Assume Positive Intent
Most reviewers want the codebase to improve. Start from that assumption.
If a comment feels harsh, ask for clarification instead of reacting emotionally.
Separate Ego from Code
Feedback targets the code, not your skill or effort.
Treat reviews as a shared problem-solving exercise. This mindset leads to faster learning and better outcomes.
Ask Questions When Feedback Is Unclear
If you do not understand a comment, ask.
Clarifying questions often uncover deeper design concerns and improve the final result. This behavior supports long-term growth, similar to practices discussed in Pair Programming Over Distance.
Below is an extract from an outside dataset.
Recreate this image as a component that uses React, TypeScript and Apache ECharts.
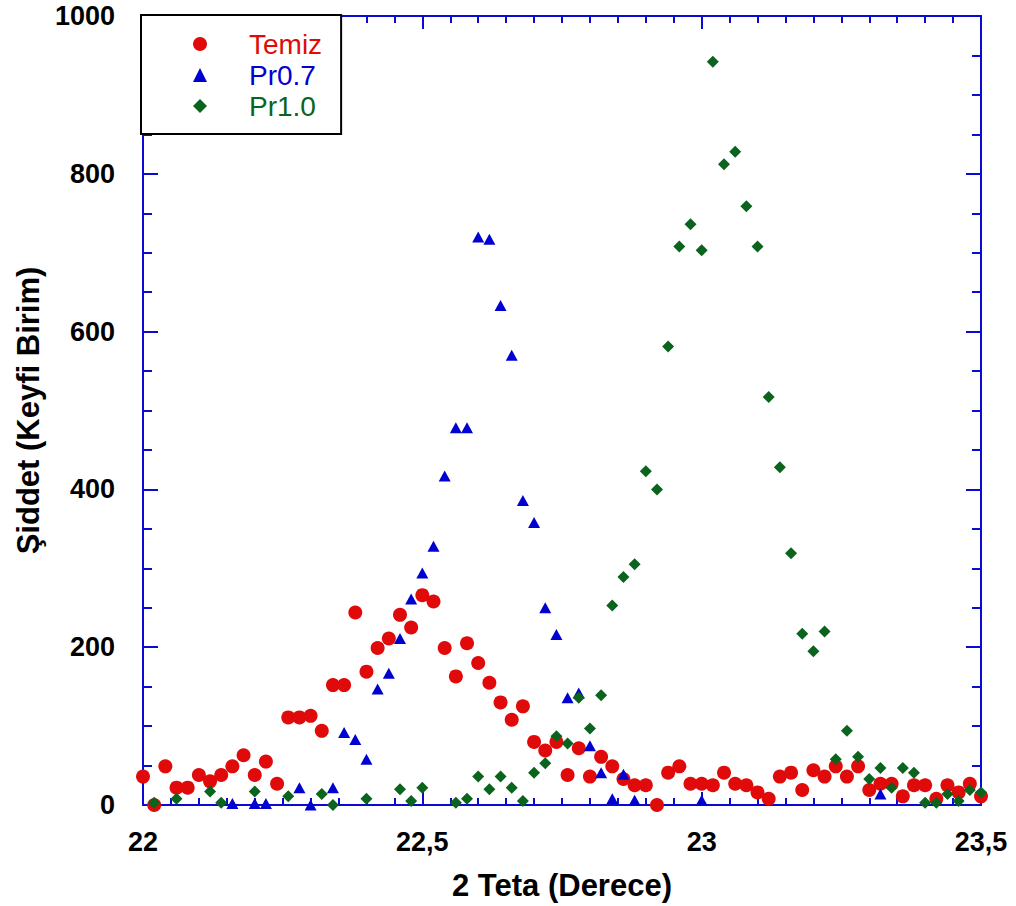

Push Back Respectfully When Needed
Disagreement is normal.
When you disagree:
- Explain your reasoning
- Reference constraints or context
- Propose alternatives
Healthy debate improves decisions when handled calmly.
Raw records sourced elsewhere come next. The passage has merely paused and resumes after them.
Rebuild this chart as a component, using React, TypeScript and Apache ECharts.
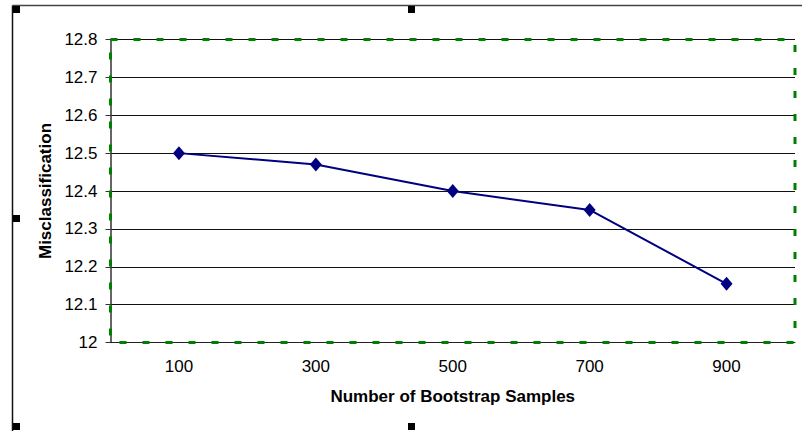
import React, { useEffect, useRef } from "react";
import * as echarts from "echarts";

const categories = ["100", "300", "500", "700", "900"];
const misclassification = [12.5, 12.47, 12.4, 12.35, 12.155];
const yMin = 12;
const yMax = 12.8;
const yStep = 0.1;

const GRID = { left: 110.5, top: 39.5, right: 7, bottom: 88.5 };
const W = 802;
const H = 431;

export default function App() {
  const ref = useRef<HTMLDivElement>(null);
  useEffect(() => {
    document.body.style.margin = "0";
    const chart = echarts.init(ref.current!, null, { renderer: "svg" });
    const handle = (x: number, y: number) => ({
      type: "rect",
      shape: { x, y, width: 7, height: 7 },
      style: { fill: "#000" },
      z: 200,
    });
    chart.setOption({
      animation: false,
      backgroundColor: "#fff",
      grid: { ...GRID, containLabel: false },
      xAxis: {
        type: "category",
        data: categories,
        boundaryGap: true,
        name: "Number of Bootstrap Samples",
        nameLocation: "middle",
        nameGap: 45,
        nameTextStyle: { fontFamily: "Liberation Sans, Arial", fontWeight: "bold", fontSize: 17, color: "#000" },
        axisLine: { lineStyle: { color: "#222", width: 1 } },
        axisTick: { show: false },
        axisLabel: { margin: 15, fontFamily: "Liberation Sans, Arial", fontSize: 17, color: "#000" },
        splitLine: { show: false },
      },
      yAxis: {
        type: "value",
        min: yMin,
        max: yMax,
        interval: yStep,
        name: "Misclassification",
        nameLocation: "middle",
        nameGap: 57,
        nameRotate: 90,
        nameTextStyle: { fontFamily: "Liberation Sans, Arial", fontWeight: "bold", fontSize: 17, color: "#000" },
        axisLine: { show: true, lineStyle: { color: "#333", width: 1.5 } },
        axisTick: { show: true, length: 5, inside: false, lineStyle: { color: "#333" } },
        axisLabel: {
          margin: 13,
          fontFamily: "Liberation Sans, Arial",
          fontSize: 17,
          color: "#000",
          formatter: (v: number) => String(Math.round(v * 10) / 10),
        },
        splitLine: { show: true, lineStyle: { color: "#111", width: 1 } },
      },
      series: [
        {
          type: "line",
          data: misclassification,
          symbol: "diamond",
          symbolSize: [12, 14],
          lineStyle: { color: "#000080", width: 2 },
          itemStyle: { color: "#000080" },
          z: 150,
        },
      ],
      graphic: [
        {
          type: "rect",
          shape: {
            x: GRID.left,
            y: GRID.top,
            width: W - GRID.left - GRID.right,
            height: H - GRID.top - GRID.bottom,
          },
          style: { fill: "none", stroke: "#008000", lineWidth: 3, lineDash: [7, 16] },
          z: 100,
        },
        {
          type: "line",
          shape: { x1: 12.5, y1: 5.5, x2: W, y2: 5.5 },
          style: { stroke: "#444", lineWidth: 1.5 },
          z: 200,
        },
        {
          type: "line",
          shape: { x1: 12.5, y1: 5.5, x2: 12.5, y2: H },
          style: { stroke: "#111", lineWidth: 1.5 },
          z: 200,
        },
        handle(13, 6),
        handle(408, 6),
        handle(13, 215),
        handle(13, 423),
        handle(408, 423),
      ],
    });
    return () => chart.dispose();
  }, []);
  return <div ref={ref} style={{ width: W, height: H }} />;
}
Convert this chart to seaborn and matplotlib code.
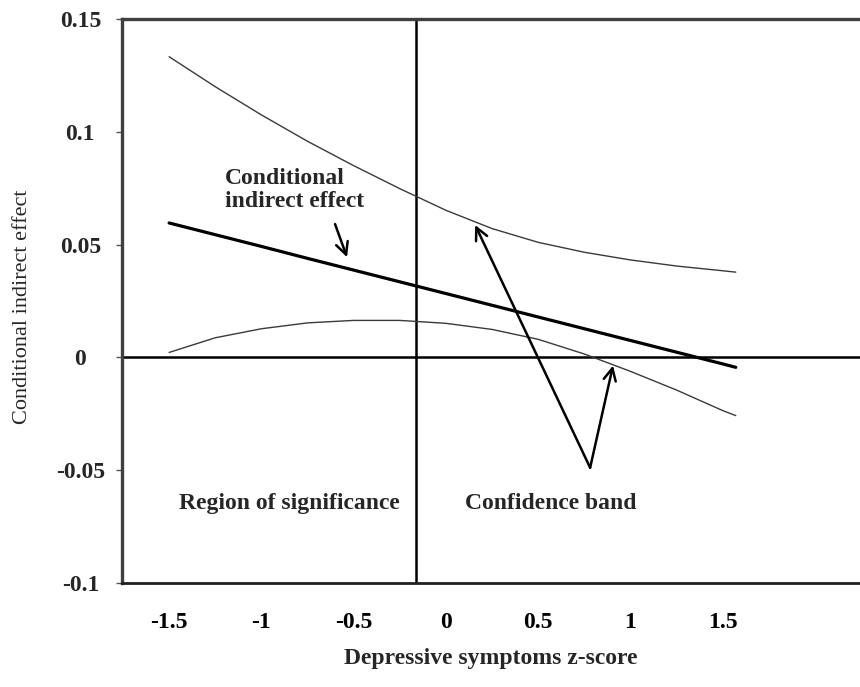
import matplotlib
matplotlib.use("Agg")
import matplotlib.pyplot as plt
import pandas as pd
import seaborn as sns

# ---- data ----
z_score = [-1.5, -1.25, -1.0, -0.75, -0.5, -0.25, 0.0, 0.25, 0.5, 0.75, 1.0, 1.25, 1.5, 1.57]
effect = [0.0596, 0.0544, 0.0492, 0.0439, 0.0387, 0.0335, 0.0283, 0.0231, 0.0179,
          0.0127, 0.0075, 0.0023, -0.0029, -0.0044]
upper_ci = [0.1333, 0.1200, 0.1075, 0.0958, 0.0850, 0.0748, 0.0652, 0.0571, 0.0510,
            0.0466, 0.0432, 0.0405, 0.0384, 0.0378]
lower_ci = [0.0022, 0.0087, 0.0127, 0.0153, 0.0164, 0.0164, 0.0151, 0.0124, 0.0080,
            0.0015, -0.0062, -0.0145, -0.0236, -0.0258]

x_ticks = [-1.5, -1.0, -0.5, 0.0, 0.5, 1.0, 1.5]
x_tick_labels = ["-1.5", "-1", "-0.5", "0", "0.5", "1", "1.5"]
y_ticks = [-0.1, -0.05, 0.0, 0.05, 0.1, 0.15]
y_tick_labels = ["-0.1", "-0.05", "0", "0.05", "0.1", "0.15"]
region_boundary = -0.16

df = pd.DataFrame({"z": z_score, "effect": effect, "upper": upper_ci, "lower": lower_ci})

sns.set_theme(style="white")
plt.rcParams["font.family"] = ["Liberation Serif", "DejaVu Serif"]

fig = plt.figure(figsize=(8.6, 6.87), dpi=100)
ax = fig.add_axes([0.1419, 0.1514, 0.8581, 0.8209])

sns.lineplot(data=df, x="z", y="upper", ax=ax, color="#3a3a3a", linewidth=1.0)
sns.lineplot(data=df, x="z", y="lower", ax=ax, color="#3a3a3a", linewidth=1.0)
sns.lineplot(data=df, x="z", y="effect", ax=ax, color="black", linewidth=2.3)

ax.axhline(0, color="black", linewidth=1.8, zorder=1)
ax.axvline(region_boundary, color="black", linewidth=1.8, zorder=1)

ax.set_xlim(-1.755, 2.243)
ax.set_ylim(-0.1, 0.15)

ax.set_xticks(x_ticks)
ax.set_xticklabels(x_tick_labels, fontsize=17, fontweight="bold")
ax.set_yticks(y_ticks)
ax.set_yticklabels(y_tick_labels, fontsize=17, fontweight="bold")
for lbl in ax.get_yticklabels():
    lbl.set_horizontalalignment("center")

ax.tick_params(axis="x", length=0, pad=21, colors="black")
ax.tick_params(axis="y", length=4, width=1, color="#555555", pad=26, left=True)

ax.set_xlabel("Depressive symptoms z-score", fontsize=17, fontweight="bold", labelpad=11)
ax.set_ylabel("Conditional indirect effect", fontsize=16)
ax.yaxis.set_label_coords(-0.1355, 0.49)
ax.yaxis.label.set_verticalalignment("center")

for side in ["left", "top"]:
    ax.spines[side].set_color("#404040")
    ax.spines[side].set_linewidth(2.4)
ax.spines["bottom"].set_color("#202020")
ax.spines["bottom"].set_linewidth(2.0)
ax.spines["right"].set_visible(False)

# ---- annotations ----
ax.text(-1.196, 0.0742, "Conditional\nindirect effect", fontsize=17, fontweight="bold",
        ha="left", va="center", linespacing=1.15, multialignment="left")
ax.text(-0.850, -0.0649, "Region of significance", fontsize=17, fontweight="bold",
        ha="center", va="center")
ax.text(0.569, -0.0649, "Confidence band", fontsize=17, fontweight="bold",
        ha="center", va="center")

arrow_kw = dict(arrowstyle="->", lw=1.8, color="black", mutation_scale=22,
                shrinkA=0, shrinkB=0)
ax.annotate("", xy=(-0.536, 0.0444), xytext=(-0.601, 0.0591), arrowprops=arrow_kw)
ax.annotate("", xy=(0.158, 0.0587), xytext=(0.781, -0.0489), arrowprops=arrow_kw)
ax.annotate("", xy=(0.905, -0.0036), xytext=(0.781, -0.0489), arrowprops=arrow_kw)

ax.grid(False)
fig.savefig("out.png", dpi=100)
Keeping Reviews Fast and Efficient
Slow reviews frustrate teams and block progress.
To keep reviews moving:
- Review small PRs first
- Set clear expectations for response time
- Avoid reviewing when tired or rushed
Fast feedback loops improve morale and delivery speed.
Code Reviews and Automation
Automation should support reviews, not replace them.
Tools can:
- Enforce formatting
- Run tests
- Catch simple issues
This frees reviewers to focus on logic, structure, and design. CI-driven workflows described in CI/CD for Node.js Projects Using GitHub Actions pair naturally with human reviews.
Common Code Review Mistakes
Teams often struggle when they:
- Nitpick instead of prioritizing
- Delay reviews for days
- Use reviews to enforce personal style
- Avoid giving honest feedback
Recognizing these patterns helps teams correct course early.
Code Reviews in Distributed Teams
Remote teams rely even more on good reviews.
Clear written feedback, context-rich PR descriptions, and respectful tone matter more when face-to-face communication is limited. These practices support the same collaboration goals outlined in Pair Programming Over Distance.
Measuring Code Review Quality
Quality reviews are:
- Timely
- Clear
- Focused on risk and clarity
- Collaborative rather than adversarial
If reviews feel painful, slow, or tense, the process—not the people—likely needs adjustment.
Conclusion
Code review best practices focus on people as much as code. Clear feedback, respectful tone, and shared ownership turn reviews into a strength instead of a bottleneck.
A practical next step is to review your last few pull requests. Ask whether comments improved clarity and correctness—or just added noise. Small changes in review habits often create big improvements in team productivity and trust.